Regarding whether the requirement will not apply to bundled products and only to products where there are additional/optional purchases, the FSCA said: “The requirement applies where it relates to a product or service that does not constitute a financial service or product. Whether or not such ‘other’ product or service forms part of a bundled product (which might include FAIS-regulated products) is therefore irrelevant. The requirement must still be applied in the context of the ‘non-FAIS-regulated’ products.”

Alignment of premium collection requirements

A long-overdue amendment to section 10(3) of the code extends the exclusion applicable to the banking of short-term insurance premiums to long-term insurance premiums. The amendment aligns the requirements in section 10 with the regulations under the Short-term Insurance Act and the Long-term Insurance Act.

Section 10(1)(d) requires FSPs that receive or hold financial products or funds of or on behalf of a client to open and maintain a separate account for client funds at a bank and:

  • Must within one business day of receipt pay into the account all funds held on behalf of clients;
  • Ensure that the separate account only contains funds of clients and not those of the provider;
  • Pay all bank charges in respect of the separate account except that bank charges specifically relating to a deposit or withdrawal of the funds of the client are for the client’s own account; and
  • Ensure that any interest accruing to the funds in the separate account is payable to the client or the owner of the funds.

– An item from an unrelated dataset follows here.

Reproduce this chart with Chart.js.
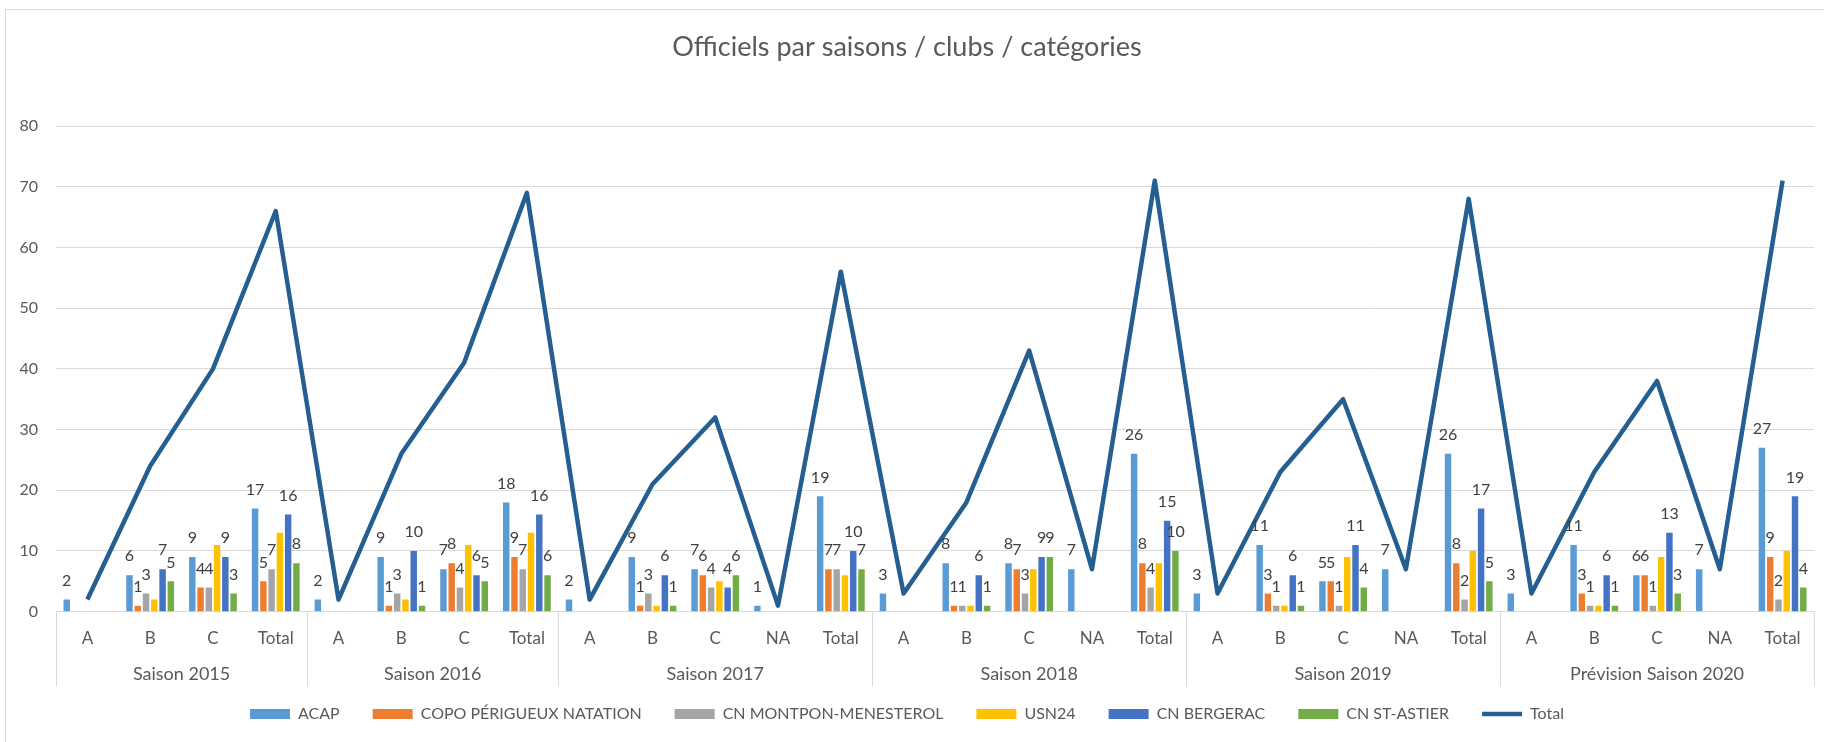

In terms of the amended section 10(3), section 10(1)(d) does not apply to a provider:

  • That receives, holds or in any other matter deals with premiums payable under a short-term or long-term reinsurance policy; or
  • That is subject to section 45 of the Short-term Insurance Act or section 47A of the Long-term Insurance Act, if the provider complies with the requirements contemplated in those sections.

Permanent exemption for banks and insurers

Section 13 of the General Code has been amended to exclude banks and insurers permanently from having to obtain a suitable guarantee or professional indemnity or fidelity insurance cover.

The exemption on the requirement for banks and insurers to obtain a suitable guarantee or professional indemnity or fidelity insurance cover has been extended a number of times since 2015. The reason for the exemptions is that the requirement does not necessarily lead to any additional protection because banks and insurers are already subject to robust prudential requirements.

The amended section 13 states that a provider, excluding a representative, an insurer as defined in the Insurance Act, or a bank as defined in the Banks Act, must, if, and to the extent required by the registrar, maintain in force suitable guarantees or professional indemnity or fidelity insurance cover.

Advice fees amendments withdrawn

The FSCA removed two proposed amendments that set requirements for the charging of advice fees.

Stakeholders said the proposed amendments were an unnecessary duplication of the requirements in section 3A(1) of the General Code, which, in their view, already facilitates the charging of advice fees.

The FSCA said the intention behind the proposed amendments was specifically to allow for advice fees in the context of insurance policies.

It said the regulations under the Long-term Insurance Act and the Short-term Insurance Acts limit the remuneration that may be received when rendering “services as intermediary” in relation to life and non-life policies. The definition of “services as intermediary” in the regulations is wide and includes advice provided in respect of insurance policies. Therefore, the provision of advice in the context of insurance policies is currently subject to the commission limitations. “Against this background, we disagree that section 3A(1) of the General Code facilitates the charging of advice fees in the context of insurance policies,” the FSCA said.

However, the FSCA said it has decided that it might be more appropriate to deal with the issue in the insurance regulations and not in the General Code.